“Avevo tre anni”, racconta Idanna Pucci, scrittrice a antropologa, “quando una zingara mi apri il pugno per annunciarmi che anch’io, come mia madre, sarei andata molto lontano. Eravamo a Brazzà, in Friuli, dove sono nata. Ogni settembre, puntuali, dalla Romania e dall’Ungheria arrivavano le carovane degli zingari. La mamma, quando uscivamo dal cancello per imboccare il viottolo del cimiterino di Santa Margherita, si lasciava dire la sorte. Una zingara volle dirla anche a me”. Avvennero poi tante cose, la predizione fu dimenticata. La mamma, è vero, partì poi per l’Africa. E le parole della zingara aiutarono la bambina ad accettarne la scomparsa: l’aveva scritto in palmo di mano, si può forse qualcosa contro il destino?
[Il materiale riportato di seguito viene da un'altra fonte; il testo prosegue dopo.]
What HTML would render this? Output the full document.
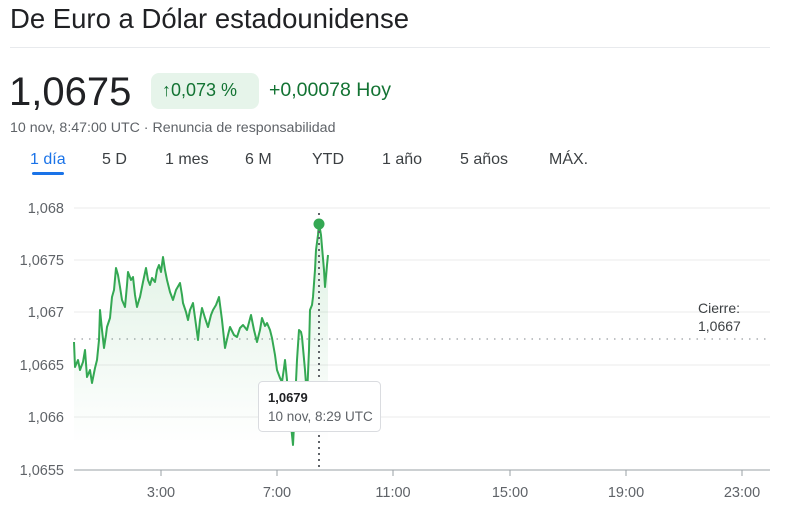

L’infanzia di Idanna trascorse nel palazzo che dà il nome a una via di Firenze, là dove i Pucci vivono da più di cinque secoli. E lì, in quelle solide mura, Idanna sentì parlare di una terra ancora più lontana di quella raggiunta da sua madre. Lo zio Emilio, il famoso stilista, tornò da Bali con la valigia piena zeppa di disegni. ldanna ne restò affascinata, l’isola indonesiana entrò nelle sue fantasie. Finché, sposatasi giovanissima con lo scrittore francese Hugues de Montalembert, non diversamente  da  tanti  giovani dell’epoca partì per l’Oriente. “Eravamo pochissimi stranieri: tutti studenti oppure studiosi. Una meraviglia. Nessuno era li per sfruttare, fare business. Ora è tutto diverso”. Idanna e Hugues impararono la lingua. Poi Hugues partì per girare un film in Africa – di nuovo l’Africa! – mentre Idanna si fermò.